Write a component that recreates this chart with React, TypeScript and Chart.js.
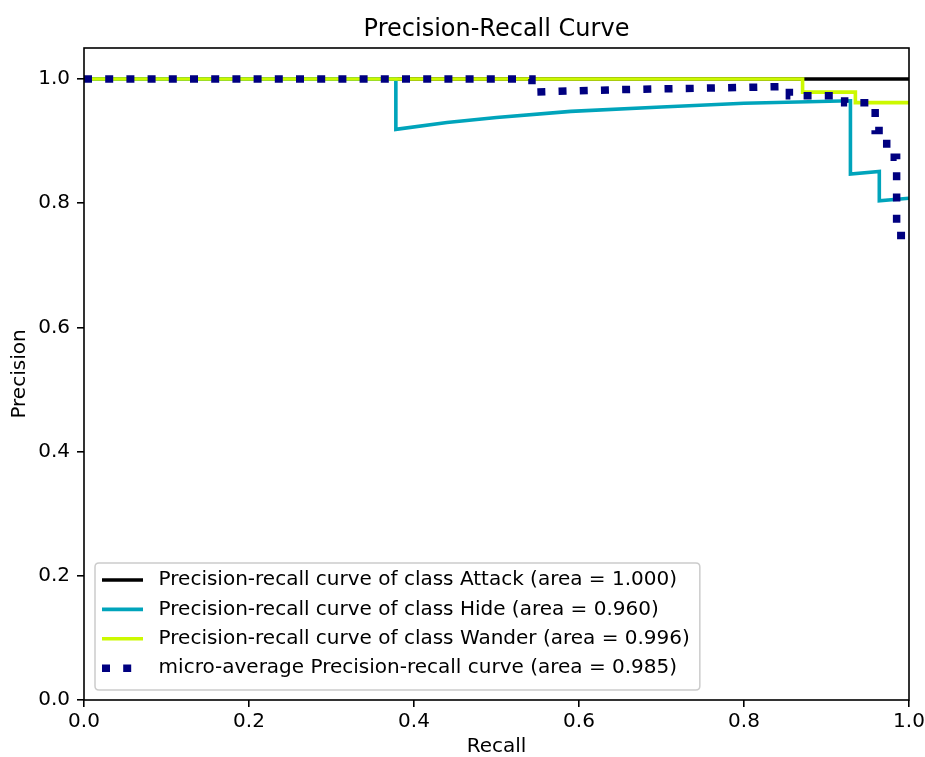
import React, { useEffect, useRef } from 'react';
import { Chart, registerables } from 'chart.js';

Chart.register(...registerables);

const TITLE = 'Precision-Recall Curve';
const X_LABEL = 'Recall';
const Y_LABEL = 'Precision';
const X_TICK_STEP = 0.2;
const Y_MAX = 1.05;

const SERIES_LABELS = [
  'Precision-recall curve of class Attack (area = 1.000)',
  'Precision-recall curve of class Hide (area = 0.960)',
  'Precision-recall curve of class Wander (area = 0.996)',
  'micro-average Precision-recall curve (area = 0.985)',
];

const attackRecall = [0, 1];
const attackPrecision = [1, 1];

const hideRecall = [0, 0.378, 0.378, 0.44, 0.5, 0.59, 0.7, 0.8, 0.929, 0.929, 0.964, 0.964, 1.0];
const hidePrecision = [1, 1, 0.919, 0.93, 0.938, 0.948, 0.955, 0.961, 0.965, 0.847, 0.851, 0.804, 0.808];

const wanderRecall = [0, 0.871, 0.871, 0.935, 0.935, 1.0];
const wanderPrecision = [1, 1, 0.979, 0.979, 0.962, 0.962];

const microRecall = [0, 0.543, 0.543, 0.65, 0.74, 0.855, 0.855, 0.922, 0.922, 0.959, 0.959, 0.973, 0.973, 0.985, 0.985, 1.0];
const microPrecision = [1, 1, 0.979, 0.983, 0.985, 0.988, 0.973, 0.973, 0.962, 0.962, 0.917, 0.917, 0.874, 0.874, 0.748, 0.748];

const COLORS = ['#000000', 'rgb(0,164,187)', 'rgb(204,249,0)', '#000080'];

const FONT = '"DejaVu Sans", sans-serif';

const mk = (xs: number[], ys: number[]) => xs.map((x, i) => ({ x, y: ys[i] }));

const framePlugin = {
  id: 'mplFrame',
  afterDatasetsDraw(chart: any) {
    const { ctx, chartArea } = chart;
    const { left, top, right, bottom } = chartArea;
    ctx.save();
    // spines
    ctx.strokeStyle = '#000';
    ctx.lineWidth = 1.6;
    ctx.setLineDash([]);
    ctx.strokeRect(left, top, right - left, bottom - top);

    // title
    ctx.fillStyle = '#000';
    ctx.font = `24px ${FONT}`;
    ctx.textAlign = 'center';
    ctx.textBaseline = 'alphabetic';
    ctx.fillText(TITLE, (left + right) / 2, top - 12);

    // legend
    ctx.font = `20px ${FONT}`;
    const widths = SERIES_LABELS.map((t) => ctx.measureText(t).width);
    const maxW = Math.max(...widths);
    const boxX = left + 11;
    const boxH = 127;
    const boxY = bottom - 10 - boxH;
    const handleStart = boxX + 7;
    const handleEnd = boxX + 48;
    const textX = boxX + 63.6;
    const boxW = textX - boxX + maxW + 10;
    const r = 4;
    ctx.beginPath();
    ctx.moveTo(boxX + r, boxY);
    ctx.lineTo(boxX + boxW - r, boxY);
    ctx.quadraticCurveTo(boxX + boxW, boxY, boxX + boxW, boxY + r);
    ctx.lineTo(boxX + boxW, boxY + boxH - r);
    ctx.quadraticCurveTo(boxX + boxW, boxY + boxH, boxX + boxW - r, boxY + boxH);
    ctx.lineTo(boxX + r, boxY + boxH);
    ctx.quadraticCurveTo(boxX, boxY + boxH, boxX, boxY + boxH - r);
    ctx.lineTo(boxX, boxY + r);
    ctx.quadraticCurveTo(boxX, boxY, boxX + r, boxY);
    ctx.closePath();
    ctx.fillStyle = 'rgba(255,255,255,0.8)';
    ctx.fill();
    ctx.strokeStyle = '#cccccc';
    ctx.lineWidth = 1.5;
    ctx.stroke();

    const datasets = chart.data.datasets;
    for (let i = 0; i < datasets.length; i++) {
      const ds = datasets[i];
      const y = boxY + 17 + i * 29.4;
      ctx.beginPath();
      ctx.strokeStyle = ds.borderColor;
      ctx.lineWidth = ds.borderWidth;
      ctx.lineCap = 'butt';
      ctx.setLineDash(ds.borderDash || []);
      ctx.moveTo(handleStart, y);
      ctx.lineTo(handleEnd, y);
      ctx.stroke();
      ctx.setLineDash([]);
      ctx.fillStyle = '#000';
      ctx.textAlign = 'left';
      ctx.textBaseline = 'middle';
      ctx.fillText(ds.label, textX, y);
    }
    ctx.restore();
  },
};

export default function App() {
  const ref = useRef<HTMLCanvasElement>(null);
  useEffect(() => {
    const canvas = ref.current;
    if (!canvas) return;
    Chart.defaults.font.family = FONT;
    Chart.defaults.color = '#000';
    const chart = new Chart(canvas, {
      type: 'line',
      data: {
        datasets: [
          { label: SERIES_LABELS[0], data: mk(attackRecall, attackPrecision), borderColor: COLORS[0], borderWidth: 3.6, order: 4 },
          { label: SERIES_LABELS[1], data: mk(hideRecall, hidePrecision), borderColor: COLORS[1], borderWidth: 3.6, order: 3 },
          { label: SERIES_LABELS[2], data: mk(wanderRecall, wanderPrecision), borderColor: COLORS[2], borderWidth: 3.6, order: 2 },
          { label: SERIES_LABELS[3], data: mk(microRecall, microPrecision), borderColor: COLORS[3], borderWidth: 7.5, borderDash: [8, 13.2], order: 1 },
        ] as any,
      },
      options: {
        animation: false,
        responsive: false,
        elements: {
          point: { radius: 0, hoverRadius: 0 },
          line: { tension: 0, fill: false, borderJoinStyle: 'miter', borderCapStyle: 'butt' },
        },
        layout: { padding: { top: 48, right: 16, left: 0, bottom: 0 } },
        plugins: {
          legend: { display: false },
          title: { display: false },
          tooltip: { enabled: false },
        },
        scales: {
          x: {
            type: 'linear',
            min: 0,
            max: 1,
            afterFit: (s: any) => {
              s.height = 57;
              s.paddingLeft = 0;
              s.paddingRight = 0;
            },
            ticks: {
              stepSize: X_TICK_STEP,
              includeBounds: false,
              padding: 5,
              color: '#000',
              font: { size: 20, lineHeight: 1 },
              maxRotation: 0,
              autoSkip: false,
              callback: (v: any) => Number(v).toFixed(1),
            },
            grid: { drawOnChartArea: false, drawTicks: true, tickLength: 7, color: '#000', lineWidth: 1.6 },
            border: { display: false },
            title: { display: true, text: X_LABEL, color: '#000', font: { size: 20, lineHeight: 1 }, padding: { top: 0, bottom: 0 } },
          },
          y: {
            type: 'linear',
            min: 0,
            max: Y_MAX,
            afterFit: (s: any) => {
              s.width = 84;
              s.paddingTop = 0;
              s.paddingBottom = 0;
            },
            ticks: {
              stepSize: X_TICK_STEP,
              includeBounds: false,
              padding: 7,
              color: '#000',
              font: { size: 20, lineHeight: 1 },
              autoSkip: false,
              callback: (v: any) => Number(v).toFixed(1),
            },
            grid: { drawOnChartArea: false, drawTicks: true, tickLength: 7, color: '#000', lineWidth: 1.6 },
            border: { display: false },
            title: { display: true, text: Y_LABEL, color: '#000', font: { size: 20, lineHeight: 1 }, padding: { top: 9.5, bottom: 0 } },
          },
        },
      } as any,
      plugins: [framePlugin],
    });
    return () => chart.destroy();
  }, []);
  return (
    <div style={{ position: 'fixed', left: 0, top: 0, width: 925, height: 757, background: '#fff' }}>
      <canvas ref={ref} width={925} height={757} style={{ display: 'block', width: 925, height: 757 }} />
    </div>
  );
}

==============================

→ Set problem
Each line of the data is to be duplicated exactly; pictures stay out of the copy.

→ Full output
Write a component that recreates this chart with React, TypeScript and Chart.js.
import React, { useEffect, useRef } from 'react';
import { Chart, registerables } from 'chart.js';

Chart.register(...registerables);

const TITLE = 'Precision-Recall Curve';
const X_LABEL = 'Recall';
const Y_LABEL = 'Precision';
const X_TICK_STEP = 0.2;
const Y_MAX = 1.05;

const SERIES_LABELS = [
  'Precision-recall curve of class Attack (area = 1.000)',
  'Precision-recall curve of class Hide (area = 0.960)',
  'Precision-recall curve of class Wander (area = 0.996)',
  'micro-average Precision-recall curve (area = 0.985)',
];

const attackRecall = [0, 1];
const attackPrecision = [1, 1];

const hideRecall = [0, 0.378, 0.378, 0.44, 0.5, 0.59, 0.7, 0.8, 0.929, 0.929, 0.964, 0.964, 1.0];
const hidePrecision = [1, 1, 0.919, 0.93, 0.938, 0.948, 0.955, 0.961, 0.965, 0.847, 0.851, 0.804, 0.808];

const wanderRecall = [0, 0.871, 0.871, 0.935, 0.935, 1.0];
const wanderPrecision = [1, 1, 0.979, 0.979, 0.962, 0.962];

const microRecall = [0, 0.543, 0.543, 0.65, 0.74, 0.855, 0.855, 0.922, 0.922, 0.959, 0.959, 0.973, 0.973, 0.985, 0.985, 1.0];
const microPrecision = [1, 1, 0.979, 0.983, 0.985, 0.988, 0.973, 0.973, 0.962, 0.962, 0.917, 0.917, 0.874, 0.874, 0.748, 0.748];

const COLORS = ['#000000', 'rgb(0,164,187)', 'rgb(204,249,0)', '#000080'];

const FONT = '"DejaVu Sans", sans-serif';

const mk = (xs: number[], ys: number[]) => xs.map((x, i) => ({ x, y: ys[i] }));

const framePlugin = {
  id: 'mplFrame',
  afterDatasetsDraw(chart: any) {
    const { ctx, chartArea } = chart;
    const { left, top, right, bottom } = chartArea;
    ctx.save();
    // spines
    ctx.strokeStyle = '#000';
    ctx.lineWidth = 1.6;
    ctx.setLineDash([]);
    ctx.strokeRect(left, top, right - left, bottom - top);

    // title
    ctx.fillStyle = '#000';
    ctx.font = `24px ${FONT}`;
    ctx.textAlign = 'center';
    ctx.textBaseline = 'alphabetic';
    ctx.fillText(TITLE, (left + right) / 2, top - 12);

    // legend
    ctx.font = `20px ${FONT}`;
    const widths = SERIES_LABELS.map((t) => ctx.measureText(t).width);
    const maxW = Math.max(...widths);
    const boxX = left + 11;
    const boxH = 127;
    const boxY = bottom - 10 - boxH;
    const handleStart = boxX + 7;
    const handleEnd = boxX + 48;
    const textX = boxX + 63.6;
    const boxW = textX - boxX + maxW + 10;
    const r = 4;
    ctx.beginPath();
    ctx.moveTo(boxX + r, boxY);
    ctx.lineTo(boxX + boxW - r, boxY);
    ctx.quadraticCurveTo(boxX + boxW, boxY, boxX + boxW, boxY + r);
    ctx.lineTo(boxX + boxW, boxY + boxH - r);
    ctx.quadraticCurveTo(boxX + boxW, boxY + boxH, boxX + boxW - r, boxY + boxH);
    ctx.lineTo(boxX + r, boxY + boxH);
    ctx.quadraticCurveTo(boxX, boxY + boxH, boxX, boxY + boxH - r);
    ctx.lineTo(boxX, boxY + r);
    ctx.quadraticCurveTo(boxX, boxY, boxX + r, boxY);
    ctx.closePath();
    ctx.fillStyle = 'rgba(255,255,255,0.8)';
    ctx.fill();
    ctx.strokeStyle = '#cccccc';
    ctx.lineWidth = 1.5;
    ctx.stroke();

    const datasets = chart.data.datasets;
    for (let i = 0; i < datasets.length; i++) {
      const ds = datasets[i];
      const y = boxY + 17 + i * 29.4;
      ctx.beginPath();
      ctx.strokeStyle = ds.borderColor;
      ctx.lineWidth = ds.borderWidth;
      ctx.lineCap = 'butt';
      ctx.setLineDash(ds.borderDash || []);
      ctx.moveTo(handleStart, y);
      ctx.lineTo(handleEnd, y);
      ctx.stroke();
      ctx.setLineDash([]);
      ctx.fillStyle = '#000';
      ctx.textAlign = 'left';
      ctx.textBaseline = 'middle';
      ctx.fillText(ds.label, textX, y);
    }
    ctx.restore();
  },
};

export default function App() {
  const ref = useRef<HTMLCanvasElement>(null);
  useEffect(() => {
    const canvas = ref.current;
    if (!canvas) return;
    Chart.defaults.font.family = FONT;
    Chart.defaults.color = '#000';
    const chart = new Chart(canvas, {
      type: 'line',
      data: {
        datasets: [
          { label: SERIES_LABELS[0], data: mk(attackRecall, attackPrecision), borderColor: COLORS[0], borderWidth: 3.6, order: 4 },
          { label: SERIES_LABELS[1], data: mk(hideRecall, hidePrecision), borderColor: COLORS[1], borderWidth: 3.6, order: 3 },
          { label: SERIES_LABELS[2], data: mk(wanderRecall, wanderPrecision), borderColor: COLORS[2], borderWidth: 3.6, order: 2 },
          { label: SERIES_LABELS[3], data: mk(microRecall, microPrecision), borderColor: COLORS[3], borderWidth: 7.5, borderDash: [8, 13.2], order: 1 },
        ] as any,
      },
      options: {
        animation: false,
        responsive: false,
        elements: {
          point: { radius: 0, hoverRadius: 0 },
          line: { tension: 0, fill: false, borderJoinStyle: 'miter', borderCapStyle: 'butt' },
        },
        layout: { padding: { top: 48, right: 16, left: 0, bottom: 0 } },
        plugins: {
          legend: { display: false },
          title: { display: false },
          tooltip: { enabled: false },
        },
        scales: {
          x: {
            type: 'linear',
            min: 0,
            max: 1,
            afterFit: (s: any) => {
              s.height = 57;
              s.paddingLeft = 0;
              s.paddingRight = 0;
            },
            ticks: {
              stepSize: X_TICK_STEP,
              includeBounds: false,
              padding: 5,
              color: '#000',
              font: { size: 20, lineHeight: 1 },
              maxRotation: 0,
              autoSkip: false,
              callback: (v: any) => Number(v).toFixed(1),
            },
            grid: { drawOnChartArea: false, drawTicks: true, tickLength: 7, color: '#000', lineWidth: 1.6 },
            border: { display: false },
            title: { display: true, text: X_LABEL, color: '#000', font: { size: 20, lineHeight: 1 }, padding: { top: 0, bottom: 0 } },
          },
          y: {
            type: 'linear',
            min: 0,
            max: Y_MAX,
            afterFit: (s: any) => {
              s.width = 84;
              s.paddingTop = 0;
              s.paddingBottom = 0;
            },
            ticks: {
              stepSize: X_TICK_STEP,
              includeBounds: false,
              padding: 7,
              color: '#000',
              font: { size: 20, lineHeight: 1 },
              autoSkip: false,
              callback: (v: any) => Number(v).toFixed(1),
            },
            grid: { drawOnChartArea: false, drawTicks: true, tickLength: 7, color: '#000', lineWidth: 1.6 },
            border: { display: false },
            title: { display: true, text: Y_LABEL, color: '#000', font: { size: 20, lineHeight: 1 }, padding: { top: 9.5, bottom: 0 } },
          },
        },
      } as any,
      plugins: [framePlugin],
    });
    return () => chart.destroy();
  }, []);
  return (
    <div style={{ position: 'fixed', left: 0, top: 0, width: 925, height: 757, background: '#fff' }}>
      <canvas ref={ref} width={925} height={757} style={{ display: 'block', width: 925, height: 757 }} />
    </div>
  );
}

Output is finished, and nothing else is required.